Centre for Internet & Society

TikTok is in some serious trouble in India. Though it isn’t the only one battling a rising tide of porn, violence, and fake news, the country’s courts have singled out the Chinese video-sharing app for a ban.

The article by Ananya Bhattacharya was published in Quartz India. Shweta Mohandas was quoted.


Incumbents such as Twitter, WhatsApp, and Facebook have been fighting the same problems as TikTok has, but they haven’t yet faced such extreme measures. Several experts have called the Madras high court ban on the world’s most popular video app a “kneejerk reaction” that is “outsized.”

“While it is important to place appropriate curbs on porn and trolling, this decision sounds extreme since there are myriad ways to spread the two vices,” Anindya Ghose, the Heinz Riehl professor of business at New York University’s Stern School, told Quartz.

So why is TikTok bearing the brunt?

Singled out?

Unlike TikTok, most other social media and video/photo sharing apps are largely private and controlled in nature, which means a post can only be seen by a limited network of a user. “The issue with TikTok is it encourages interactivity over videos,” said Prasanto Roy, a New Delhi-based tech policy consultant. “Facebook and Instagram start out with smaller circles or friends groups, while TikTok can get to a larger audience quickly—including allowing video interaction with strangers.”

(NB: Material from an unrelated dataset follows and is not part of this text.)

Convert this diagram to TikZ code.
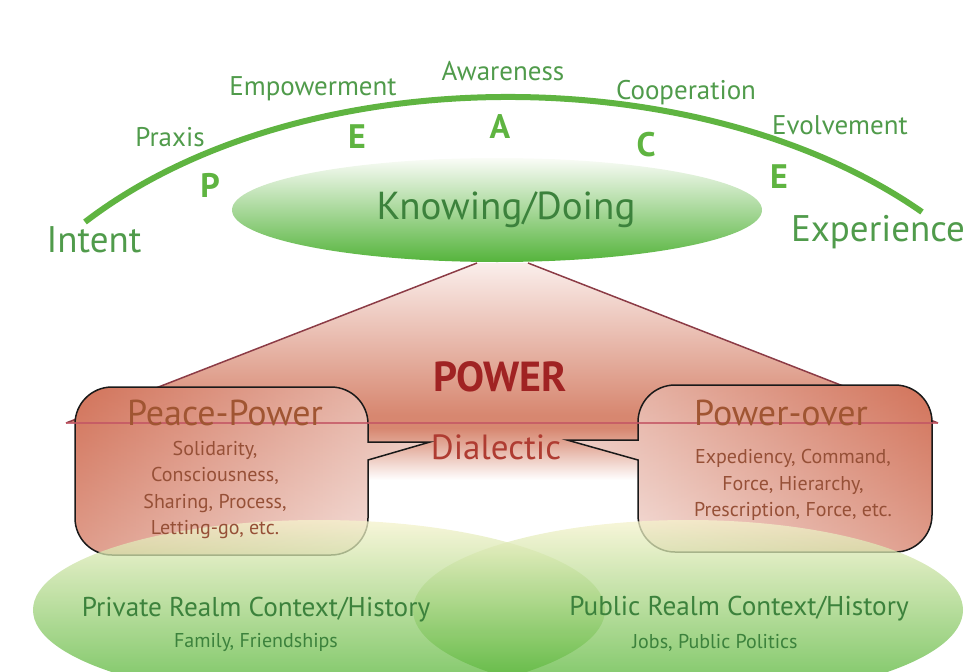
\documentclass[tikz,border=0pt]{standalone}
\usepackage{fontspec}
\setmainfont{PT Sans}
\definecolor{arcgreen}{RGB}{95,180,65}
\definecolor{labelgreen}{RGB}{80,155,75}
\definecolor{textgreen}{RGB}{60,130,60}
\definecolor{realmgreen}{RGB}{70,175,40}
\definecolor{realmcream}{RGB}{246,243,205}
\definecolor{realmmid}{RGB}{208,230,150}
\definecolor{knowtop}{RGB}{250,252,247}
\definecolor{knowmid}{RGB}{210,235,200}
\definecolor{knowbot}{RGB}{85,180,60}
\definecolor{powersalmon}{RGB}{215,135,112}
\definecolor{powerpink}{RGB}{250,238,235}
\definecolor{boxsalmon}{RGB}{210,115,90}
\definecolor{boxpink}{RGB}{248,236,233}
\definecolor{boxtext}{RGB}{160,85,50}
\definecolor{itemtext}{RGB}{150,80,55}
\definecolor{powerred}{RGB}{160,35,35}
\definecolor{dialred}{RGB}{175,60,50}
\definecolor{edgered}{RGB}{140,60,70}
\definecolor{linered}{RGB}{195,85,100}
\pgfdeclareverticalshading{powershade}{100bp}{color(0bp)=(powerpink); color(25bp)=(white); color(33bp)=(powersalmon!70!white); color(37bp)=(powersalmon); color(40bp)=(powersalmon); color(75bp)=(powerpink); color(100bp)=(powerpink)}
\tikzset{
	arclabel/.style={text=labelgreen, font=\fontsize{13.5}{15}\selectfont},
	peaceletter/.style={text=arcgreen, font=\fontsize{17}{19}\selectfont\bfseries},
	endlabel/.style={text=labelgreen, font=\fontsize{18.5}{21}\selectfont},
	boxtitle/.style={text=boxtext, font=\fontsize{18}{20}\selectfont},
	boxitems/.style={text=itemtext, align=center, font=\fontsize{10}{13.3}\selectfont},
	realmtitle/.style={text=textgreen, font=\fontsize{13.6}{15}\selectfont},
	realmsub/.style={text=textgreen, font=\fontsize{10}{11}\selectfont},
	boxline/.style={draw=black!90, line width=0.75pt},
	realm/.style={top color=realmcream, middle color=realmmid, bottom color=realmgreen, fill opacity=0.75},
}
\begin{document}
\begin{tikzpicture}[x=0.5pt,y=0.5pt]
	\useasboundingbox (0,0) rectangle (969,671);
	% power trapezoid
	\coordinate (T1) at (477,408);
	\coordinate (T2) at (528,408);
	\coordinate (L) at (66,248);
	\coordinate (R) at (938,248);
	\shade[shading=powershade] (T1) -- (T2) -- (R) -- (638,248) -- (638,191) -- (368,191) -- (368,248) -- (L) -- cycle;
	\draw[edgered, line width=0.75pt] (L) -- (T1) (T2) -- (R);
	% the two boxes
	\draw[boxline, path picture={
		\shade[left color=boxsalmon, right color=boxpink] (path picture bounding box.south west) rectangle (path picture bounding box.north east);
		\shade[top color=boxsalmon, bottom color=boxpink, fill opacity=0.35] (path picture bounding box.south west) rectangle (path picture bounding box.north east);}]
		(112,284) -- (331,284) arc (90:0:18.5pt) -- (368,229) -- (430,229) -- (368,211) -- (368,153)
		arc (0:-90:18.5pt) -- (112,116) arc (270:180:18.5pt) -- (75,247) arc (180:90:18.5pt) -- cycle;
	\draw[boxline, path picture={
		\shade[left color=boxpink, right color=boxsalmon] (path picture bounding box.south west) rectangle (path picture bounding box.north east);
		\shade[top color=boxsalmon, bottom color=boxpink, fill opacity=0.35] (path picture bounding box.south west) rectangle (path picture bounding box.north east);}]
		(675,286) -- (895,286) arc (90:0:18.5pt) -- (932,156) arc (0:-90:18.5pt) -- (675,119)
		arc (270:180:18.5pt) -- (638,211) -- (567,231) -- (638,231) -- (638,249) arc (180:90:18.5pt) -- cycle;
	% realms
	\shade[realm] (319,61) ellipse [x radius=143pt, y radius=45pt];
	\shade[realm] (688,61) ellipse [x radius=137.5pt, y radius=45pt];
	\draw[linered, line width=0.6pt, opacity=0.8] (L) -- (R);
	% knowing/doing
	\shade[top color=knowtop, middle color=knowmid, bottom color=knowbot] (497,461) ellipse [x radius=132.5pt, y radius=26pt];
	\coordinate (intentend) at (85,449);
	\coordinate (expend) at (922,459);
	\draw[arcgreen, line width=3pt] (intentend) .. controls (300,614) and (700,614) .. (expend);
	\node[text=textgreen, font=\fontsize{19.5}{22}\selectfont] (knowing) at (506,461) {Knowing/Doing};
	\node[endlabel] (intent) at (94,431) {Intent};
	\node[endlabel] (experience) at (878,439) {Experience};
	\node[arclabel] (praxis) at (170,534) {Praxis};
	\node[arclabel] (empower) at (313,582) {Empowerment};
	\node[arclabel] (aware) at (503,600) {Awareness};
	\node[arclabel] (coop) at (686,578) {Cooperation};
	\node[arclabel] (evolve) at (840,546) {Evolvement};
	\node[peaceletter] (p1) at (210,486) {P};
	\node[peaceletter] (e1) at (357,534) {E};
	\node[peaceletter] (a1) at (500,544) {A};
	\node[peaceletter] (c1) at (646,526) {C};
	\node[peaceletter] (e2) at (779,494) {E};
	\node[text=powerred, font=\fontsize{21}{24}\selectfont\bfseries] (power) at (500,294) {POWER};
	\node[text=dialred, font=\fontsize{17.5}{20}\selectfont] (dialectic) at (496,224) {Dialectic};
	\node[boxtitle] (peacepower) at (225,258) {Peace-Power};
	\node[boxitems] (peaceitems) at (215,181) {Solidarity,\\Consciousness,\\Sharing, Process,\\Letting-go, etc.};
	\node[boxtitle] (powerover) at (781,258) {Power-over};
	\node[boxitems] (overitems) at (793,186) {Expediency, Command,\\Force, Hierarchy,\\Prescription, Force, etc.};
	\node[realmtitle] (private) at (256,61) {Private Realm Context/History};
	\node[realmsub] (privsub) at (256,29) {Family, Friendships};
	\node[realmtitle] (public) at (739,62) {Public Realm Context/History};
	\node[realmsub] (pubsub) at (715,28) {Jobs, Public Politics};
\end{tikzpicture}
\end{document}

Given that TikTok is much younger to most others in the segment, the app lacks certain safeguards to ensure users’ safety. For instance, there are no checks & balances on the app to moderate user-generated content, experts told Quartz.

“Other social media (platforms) pro-actively filter out content that violate their community guidelines,” Shweta Mohandas, policy officer at the Centre for Internet and Society of India (CIS), told Quartz. “The fact that TikTok’s community guidelines’ reporting mechanism is based on user reports could be a reason why the porn problem has become more prevalent.”

Although some cases slip through the gaps, Facebook and Google are proactively blocking search terms related to child porn. Facebook and Instagram are also using sophisticated artificial intelligence (AI) tools to detect revenge porn. Vernacular-language social network Sharechat also has algorithms that flag illicit content. “YouTube gives you policies and they remove your video or puts a strike against your account, but there’s no such rule or guideline on TikTok,” Indian YouTuber and TikTok-user Kulbushan Kundalwal said in a videoreacting to the ban.

It has been trying to strengthen its systems lately.

The app, which lets users create and post 15-second-long videos, has set up a team of content moderators who speak a number of regional languages. It has also hosted awareness drives featuring celebrities. However, it relies mostly on user reports.

Clearly, these measures are not enough and millions of its Indian users—almost 40% of the app’s 500 million user base—remain exposed to risks.

In the US, too, TikTok was berated based on similar concerns. It recently settled with the Federal Trade Commission, paying $5.7 million (Rs40 crore), the largest civil penalty ever collected in a child privacy violation case in the US.

Will this ban help?

Taking the app down can slam the brakes on its meteoric rise, but won’t kill it. Banning one app won’t change user behaviour, experts said.

For starters, users who have it installed can continue using it. And though it’s not directly available for download from the app store, there are ways to get it. In fact, getting on the app is easy: Any existing user can share the app with others through platforms like ShareIt.

TikTok is not a unique proposition.

There are also several third-party app stores, other than those of Google and Apple—apkpure, androidapkbox, and uptodown, among others—where TikTok is still available.

In any case, it is not the only source of dangerous content online. “TikTok is not a unique proposition,” Gurugram-based market research firm techARC said in a note. The ban has already begun to boost similar apps.

For instance, since April 16, around the time when news of a likely ban on TikTok in India began floating, video-sharing app Like has been trending as the third most popular in India on analytics site App Annie’s charts, techARC found.

“There is a need to have a holistic approach to getting rid of such digital menace that cannot be absolved by technology or legal recourse alone,” techARC founder and chief analyst Faisal Kawoosa said.